Following five years of successful work as president of Lockney Christian College, G.H.P. Showalter resigned and moved to Bethel, New Mexico, near Portales. He explained that he was going there to help S.W. Smith, a co-founder of the school at Lockney, to establish another school.
In retrospect, this move seems related to a string of events, all of which reflected and made for instability. In 1902, the year Showalter resigned, W.O. Hines, Arthur S. Kennamer, and N.L. Clark purchased Lockney Christian College. The new owners changed the name to Lockney College and Bible School.
The next year, Clark, who was then serving as president, announced that he would be moving to Grayson County, Texas, some 300 miles to the east. Clark was moving there to become president of Gunter Bible College, a school that was always controlled by non-Sunday School advocates among the Churches of Christ, and that eventually trained hundreds of students of that persuasion, including 150 preachers. Then, during the 1903-04 school year, Lockney Christian College was apparently never in session.

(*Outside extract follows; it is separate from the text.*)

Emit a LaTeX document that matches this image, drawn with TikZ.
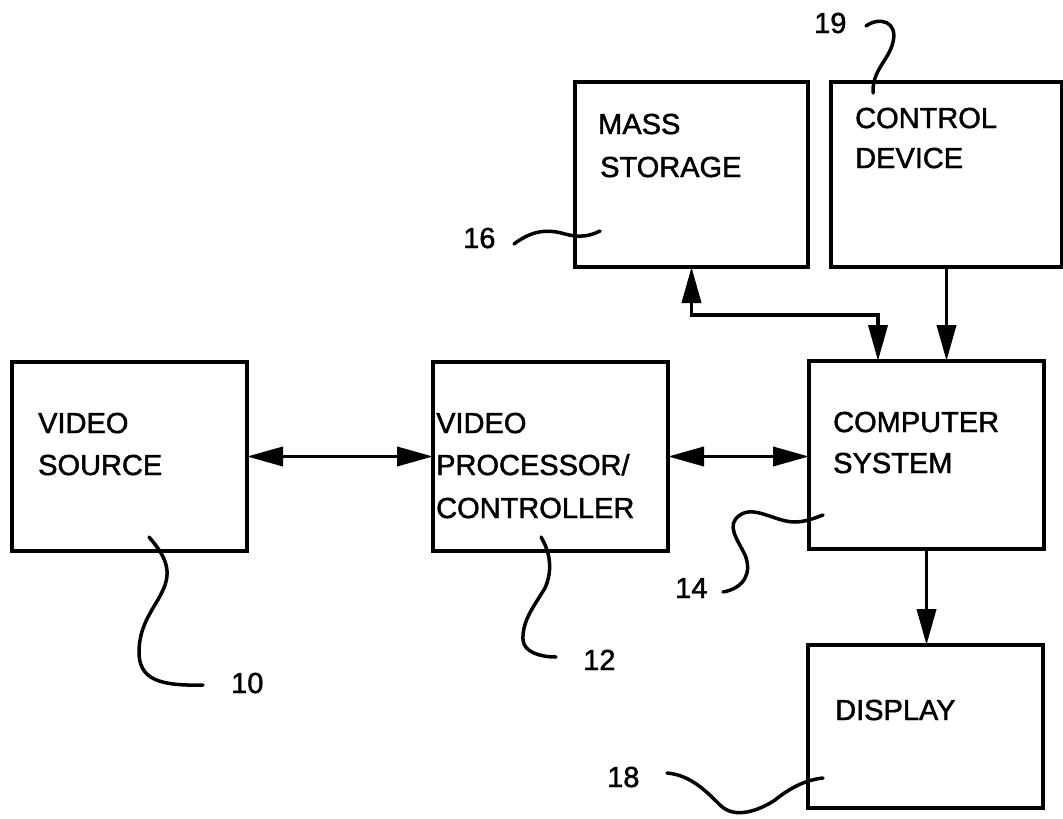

Were these unexpected changes at Lockney connected to the fact that over the next few years, N.L. Clark, one of the new owners, and who succeeded Showalter as president, would emerge as a prominent leader among non-Sunday School advocates? The details are not easy to track down. But it may be noteworthy that in 1904, when Showalter returned to serve a second time as president, his first act was to restore the name of the school to Lockney Christian College. It might also be significant that, to this day, in the towns of Lockney and nearby Floydada, both of which have been dwindling in population for decades, there are congregations of the non-class persuasion and congregations with separate Bible classes.
 Handbook of Texas Online, R. L. Roberts, "LOCKNEY CHRISTIAN COLLEGE," accessed February 12, 2019, http://www.tshaonline.org/handbook/online/articles/kbl14.

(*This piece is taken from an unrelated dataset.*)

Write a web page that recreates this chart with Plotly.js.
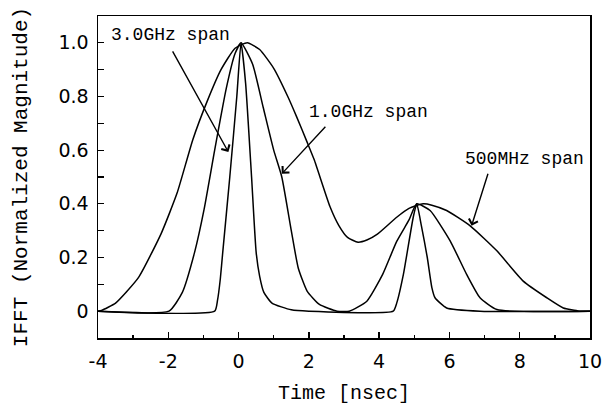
<!DOCTYPE html>
<html>
<head>
<meta charset="utf-8">
<script src="https://cdn.plot.ly/plotly-3.0.1.min.js"></script>
<style>html,body{margin:0;padding:0;background:#fff;}#chart{width:615px;height:405px;}</style>
</head>
<body>
<div id="chart"></div>
<script>
// 3.0 GHz span (narrowest)
const t3 = [-4, -0.68, -0.6, -0.52, -0.45, -0.25, -0.05, 0.07, 0.2, 0.37, 0.5, 0.6, 0.72, 0.95, 1.5, 2.0, 4.4, 4.5, 4.69, 4.97, 5.07, 5.2, 5.37, 5.5, 5.59, 5.92, 6.87, 10];
const y3 = [0, 0, 0.04, 0.12, 0.22, 0.5, 0.8, 1.0, 0.85, 0.5, 0.22, 0.13, 0.07, 0.03, 0.005, 0, 0, 0.03, 0.137, 0.35, 0.4, 0.32, 0.2, 0.088, 0.05, 0.012, 0, 0];
// 1.0 GHz span
const t1 = [-4, -1.98, -1.6, -1.25, -0.98, -0.68, -0.35, -0.1, 0.07, 0.4, 0.7, 1.0, 1.23, 1.5, 1.7, 1.95, 2.3, 2.8, 3.15, 3.65, 4.1, 4.5, 4.85, 5.07, 5.45, 6.02, 6.49, 6.87, 7.35, 10];
const y1 = [0, 0, 0.07, 0.22, 0.38, 0.6, 0.83, 0.96, 1.0, 0.92, 0.76, 0.6, 0.5, 0.3, 0.16, 0.075, 0.025, 0, 0, 0.037, 0.137, 0.26, 0.34, 0.4, 0.375, 0.262, 0.137, 0.05, 0.006, 0];
// 500 MHz span (widest)
const t5 = [-4, -3.9, -3.5, -2.85, -2.2, -1.75, -1.3, -0.9, -0.5, -0.1, 0.25, 0.6, 1.0, 1.4, 1.65, 1.95, 2.15, 2.6, 2.85, 3.1, 3.4, 3.65, 3.95, 4.5, 4.85, 5.25, 5.5, 5.92, 6.59, 7.35, 8.1, 8.77, 9.24, 9.7, 10];
const y5 = [0, 0.003, 0.03, 0.125, 0.29, 0.44, 0.64, 0.78, 0.9, 0.98, 1.0, 0.975, 0.905, 0.8, 0.725, 0.63, 0.565, 0.39, 0.32, 0.275, 0.257, 0.265, 0.287, 0.35, 0.383, 0.4, 0.395, 0.375, 0.318, 0.225, 0.112, 0.05, 0.012, 0, 0];

const xTickVals = [-4, -2, 0, 2, 4, 6, 8, 10];
const xTickText = ['-4', '-2', '0', '2', '4', '6', '8', '10'];
const xMinorVals = [-3, -1, 1, 3, 5, 7, 9];
const yTickVals = [0, 0.2, 0.4, 0.6, 0.8, 1.0];
const yTickText = ['0', '0.2', '0.4', '0.6', '0.8', '1.0'];
const yMinorVals = [0.1, 0.3, 0.5, 0.7, 0.9];

const labels = ['3.0GHz span', '1.0GHz span', '500MHz span'];
const labelX = [-3.7, 1.94, 6.4];
const labelY = [1.03, 0.743, 0.568];
const arrowTailX = [-1.9, 2.51, 7.11];
const arrowTailY = [0.974, 0.693, 0.518];
const arrowHeadX = [-0.29, 1.23, 6.63];
const arrowHeadY = [0.593, 0.512, 0.318];

const lineStyle = {color: '#000', width: 1.5, shape: 'spline', smoothing: 0.5};
const traces = [
  {x: t3, y: y3, mode: 'lines', line: lineStyle, name: '3.0GHz'},
  {x: t1, y: y1, mode: 'lines', line: lineStyle, name: '1.0GHz'},
  {x: t5, y: y5, mode: 'lines', line: lineStyle, name: '500MHz'}
];

const annotations = [];
for (let i = 0; i < labels.length; i++) {
  annotations.push({x: labelX[i], y: labelY[i], xref: 'x', yref: 'y', text: labels[i],
    showarrow: false, xanchor: 'left', yanchor: 'middle',
    font: {family: 'Liberation Mono, monospace', size: 18, color: '#000'}});
  annotations.push({x: arrowHeadX[i], y: arrowHeadY[i], xref: 'x', yref: 'y',
    ax: arrowTailX[i], ay: arrowTailY[i], axref: 'x', ayref: 'y', text: '',
    showarrow: true, arrowhead: 4, arrowsize: 1.3, arrowwidth: 1.4, arrowcolor: '#000', standoff: 0});
}

const layout = {
  width: 615, height: 405,
  margin: {l: 98, r: 25, t: 16, b: 67},
  paper_bgcolor: '#fff', plot_bgcolor: '#fff',
  showlegend: false,
  font: {family: 'DejaVu Sans, sans-serif', color: '#000'},
  xaxis: {
    range: [-4, 10], showgrid: false, zeroline: false,
    showline: true, mirror: true, linecolor: '#000', linewidth: 1.5,
    tickmode: 'array', tickvals: xTickVals, ticktext: xTickText,
    ticks: 'inside', ticklen: 6, tickwidth: 1.3, tickcolor: '#000',
    minor: {tickmode: 'array', tickvals: xMinorVals, ticks: 'inside', ticklen: 3, tickwidth: 1.3, tickcolor: '#000'},
    tickfont: {family: 'DejaVu Sans, sans-serif', size: 19, color: '#000'},
    ticklabelstandoff: 6,
    title: {text: 'Time [nsec]', font: {family: 'Liberation Mono, monospace', size: 20, color: '#000'}, standoff: 13}
  },
  yaxis: {
    range: [-0.1, 1.1], showgrid: false, zeroline: false,
    showline: true, mirror: true, linecolor: '#000', linewidth: 1.5,
    tickmode: 'array', tickvals: yTickVals, ticktext: yTickText,
    ticks: 'inside', ticklen: 6, tickwidth: 1.3, tickcolor: '#000',
    minor: {tickmode: 'array', tickvals: yMinorVals, ticks: 'inside', ticklen: 6, tickwidth: 1.3, tickcolor: '#000'},
    tickfont: {family: 'DejaVu Sans, sans-serif', size: 19, color: '#000'},
    ticklabelstandoff: 4,
    title: {text: 'IFFT (Normalized Magnitude)', font: {family: 'Liberation Mono, monospace', size: 21, color: '#000'}, standoff: 25}
  },
  annotations: annotations
};

Plotly.newPlot('chart', traces, layout, {staticPlot: true, displayModeBar: false});
</script>
</body>
</html>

 Ibid. See also Robert M. Platt, "A History of Lockney Christian College," 1960, Panhandle-Plains Historical Museum, Research Center, Canyon, TX, 17-21. For more on N.L. Clark and Gunter Bible College, see M. Norvel Young, A History of Colleges Established and Controlled by Members of the Churches of Christ (Kansas City, MO: Old Paths Book Club, 1949), 152-58; and Handbook of Texas Online, N. L. Clark, "GUNTER BIBLE COLLEGE," accessed February 16, 2019, http://www.tshaonline.org/handbook/online/articles/kbg22.
 Platt, "A History of Lockney Christian College," 21.